Can I search NIH grants by PI name?

Yes. Use the PI Finder tool to look up grants associated with a specific principal investigator. You can search by last name, full name, or research area. Results show every active and recent NIH award the PI has received, along with project titles, amounts, and timelines.

Is NIH grant data free to search?

Yes. All NIH grant records on this site come from NIH RePORTER, a public federal database. Search, lookup, and trend analysis are completely free with no account required.

How recent is the NIH grant data?

We query NIH RePORTER in real time, so results reflect the most recently published award records. NIH typically posts new awards within 1–3 weeks of the funding decision. Use the Recent Awards page for a continuously updated feed of new grants.

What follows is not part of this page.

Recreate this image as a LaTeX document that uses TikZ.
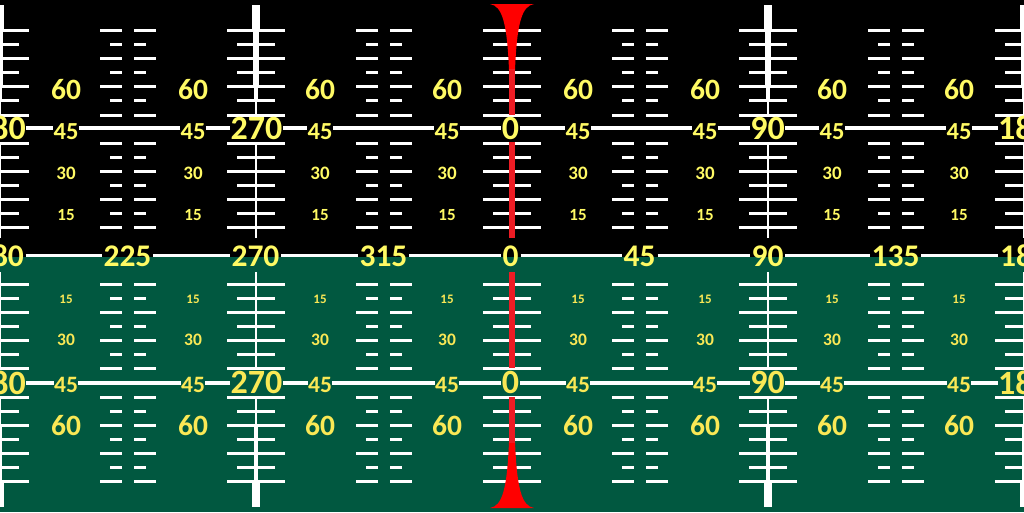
\documentclass[tikz,border=0pt]{standalone}
\usepackage{fontspec}
\setmainfont{Carlito}
\definecolor{gnd}{RGB}{1,88,64}
\definecolor{ylw}{RGB}{255,250,100}
\definecolor{ylwb}{RGB}{250,232,85}
\definecolor{redl}{RGB}{237,28,36}
\definecolor{redf}{RGB}{255,0,0}
\newcommand\lblsz[1]{\fontsize{#1}{#1}\selectfont\bfseries}
\begin{document}
\begin{tikzpicture}[x=1pt,y=-1pt,
  tk/.style={white,line width=3pt},
  hl/.style={white,line width=3.2pt},
  hzl/.style={white,line width=3.5pt},
  lab/.style={inner sep=0.5pt,outer sep=0pt,text=ylw},
  labb/.style={inner sep=0.5pt,outer sep=0pt,text=ylwb},
  bigt/.style={lab,font=\lblsz{34}},
  bigb/.style={labb,font=\lblsz{34}},
  mt/.style={lab,font=\lblsz{24.5}},
  mb/.style={labb,font=\lblsz{23.5}},
  hz/.style={inner sep=2pt,outer sep=0pt,text=ylw,font=\lblsz{31.5}}]
\useasboundingbox (0,0) rectangle (1024,512);
\begin{scope}
\clip (0,0) rectangle (1024,512);
\fill[black] (0,0) rectangle (1024,257);
\fill[gnd] (0,257) rectangle (1024,512);
% ticks at major columns
\foreach \c in {0,256,512,768,1024}{
  \foreach \a in {10,20,30,40,50,60,70,80}{
    \draw[tk] ({\c-29},{256-2.82*\a}) -- ({\c+29},{256-2.82*\a});
    \draw[tk] ({\c-29},{256+2.82*\a}) -- ({\c+29},{256+2.82*\a});
  }
  \foreach \a in {15,25,35,55,65,75}{
    \draw[tk] ({\c-19},{256-2.82*\a}) -- ({\c+19},{256-2.82*\a});
    \draw[tk] ({\c-19},{256+2.82*\a}) -- ({\c+19},{256+2.82*\a});
  }
}
% ticks at minor columns
\foreach \m in {128,384,640,896}{
  \foreach \a in {10,20,30,40,50,60,70,80}{
    \draw[tk] ({\m-28},{256-2.82*\a}) -- ({\m-6},{256-2.82*\a});
    \draw[tk] ({\m+6},{256-2.82*\a}) -- ({\m+28},{256-2.82*\a});
    \draw[tk] ({\m-28},{256+2.82*\a}) -- ({\m-6},{256+2.82*\a});
    \draw[tk] ({\m+6},{256+2.82*\a}) -- ({\m+28},{256+2.82*\a});
  }
  \foreach \a in {15,25,35,55,65,75}{
    \draw[tk] ({\m-18},{256-2.82*\a}) -- ({\m-6},{256-2.82*\a});
    \draw[tk] ({\m+6},{256-2.82*\a}) -- ({\m+18},{256-2.82*\a});
    \draw[tk] ({\m-18},{256+2.82*\a}) -- ({\m-6},{256+2.82*\a});
    \draw[tk] ({\m+6},{256+2.82*\a}) -- ({\m+18},{256+2.82*\a});
  }
}
% white vertical lines
\foreach \c in {0,256,768,1024}{
  \fill[white] ({\c-3.8},5) rectangle ({\c+3.8},30);
  \fill[white] ({\c-3.3},30) rectangle ({\c+3.3},85);
  \fill[white] ({\c-2.2},85) rectangle ({\c+2.2},100);
  \fill[white] ({\c-1.3},100) rectangle ({\c+1.3},115);
  \fill[white] ({\c-1.3},142) rectangle ({\c+1.3},238);
  \fill[white] ({\c-1.3},272) rectangle ({\c+1.3},368);
  \fill[white] ({\c-1.3},397) rectangle ({\c+1.3},425);
  \fill[white] ({\c-2.2},425) rectangle ({\c+2.2},480);
  \fill[white] ({\c-3.8},480) rectangle ({\c+3.8},507);
}
% red centre line
\fill[redf] (490,4) -- (534,4) .. controls (522,6) and (517,22) .. (515,70)
  -- (509,70) .. controls (507,22) and (502,6) .. (490,4) -- cycle;
\fill[redf] (490,508) -- (534,508) .. controls (522,506) and (517,490) .. (515,442)
  -- (509,442) .. controls (507,490) and (502,506) .. (490,508) -- cycle;
\fill[redl] (509,69) rectangle (515,115);
\fill[redl] (509,142) rectangle (515,238);
\fill[redl] (509,272) rectangle (515,368);
\fill[redl] (509,397) rectangle (515,443);
% reference ordinates
\coordinate (yT) at (0,128);
\coordinate (yH) at (0,255.5);
\coordinate (yB) at (0,383);
% labels on the upper 45 line
\foreach \x/\y/\t/\s [count=\i] in {0/128/180/bigt, 66/131.7/45/mt, 193/131.7/45/mt,
  256.5/128/270/bigt, 320/131.7/45/mt, 447/131.7/45/mt, 510.5/128/0/bigt,
  578/131.7/45/mt, 705/131.7/45/mt, 767.5/128/90/bigt, 832/131.7/45/mt,
  959/131.7/45/mt, 1024/128/180/bigt}
  \node[\s] (T\i) at (\x,\y) {\t};
% labels on the lower 45 line
\foreach \x/\y/\t/\s [count=\i] in {0/382.5/180/bigb, 66/384.5/45/mb, 193/384.5/45/mb,
  256.5/382.5/270/bigb, 320/384.5/45/mb, 447/384.5/45/mb, 510.5/382.5/0/bigb,
  578/384.5/45/mb, 705/384.5/45/mb, 767.5/382.5/90/bigb, 832/384.5/45/mb,
  959/384.5/45/mb, 1024/382.5/180/bigb}
  \node[\s] (B\i) at (\x,\y) {\t};
% horizon labels
\foreach \x/\t [count=\i] in {0/180, 127.5/225, 255.5/270, 383.5/315, 510.7/0,
  639.7/45, 767.5/90, 895.5/135, 1024/180}
  \node[hz] (H\i) at (\x,256) {\t};
% line segments between labels
\foreach \i [evaluate=\i as \j using int(\i+1)] in {1,...,12}{
  \draw[hl] (T\i.east |- yT) -- (T\j.west |- yT);
  \draw[hl] (B\i.east |- yB) -- (B\j.west |- yB);
}
\foreach \i [evaluate=\i as \j using int(\i+1)] in {1,...,8}{
  \draw[hzl] (H\i.east |- yH) -- (H\j.west |- yH);
}
% pitch labels
\foreach \x [count=\i] in {66,193,320,447,578,705,832,959}{
  \node[lab,font=\lblsz{29.5}] (u60-\i) at (\x,89.3) {60};
  \node[lab,font=\lblsz{19}] (u30-\i) at (\x,173.3) {30};
  \node[lab,font=\lblsz{17}] (u15-\i) at (\x,215.3) {15};
  \node[labb,font=\lblsz{13}] (d15-\i) at (\x,299) {15};
  \node[labb,font=\lblsz{17.5}] (d30-\i) at (\x,340.3) {30};
  \node[labb,font=\lblsz{29.5}] (d60-\i) at (\x,425.2) {60};
}
\end{scope}
\end{tikzpicture}
\end{document}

What is the difference between NIH RePORTER and this NIH grant search?

NIH RePORTER is the authoritative source for grant records but is designed for record lookup, not workflow. This site adds context: yearly trend charts, opportunity scoring for PI candidates, plain-language guides on activity codes, and an opportunity-aware view that highlights labs likely to be hiring or training. Every record links back to the official NIH RePORTER page for verification.

Can I search NIH grants by activity code (R01, R21, K99)?

Yes. The advanced filters in the PI Finder and Trends tools let you narrow results to specific NIH activity codes — R01 (Research Project Grant), R21 (Exploratory/Developmental), K99/R00 (Pathway to Independence), F32 (Postdoctoral Fellowship), and any other R, K, F, T, P, or U series mechanism.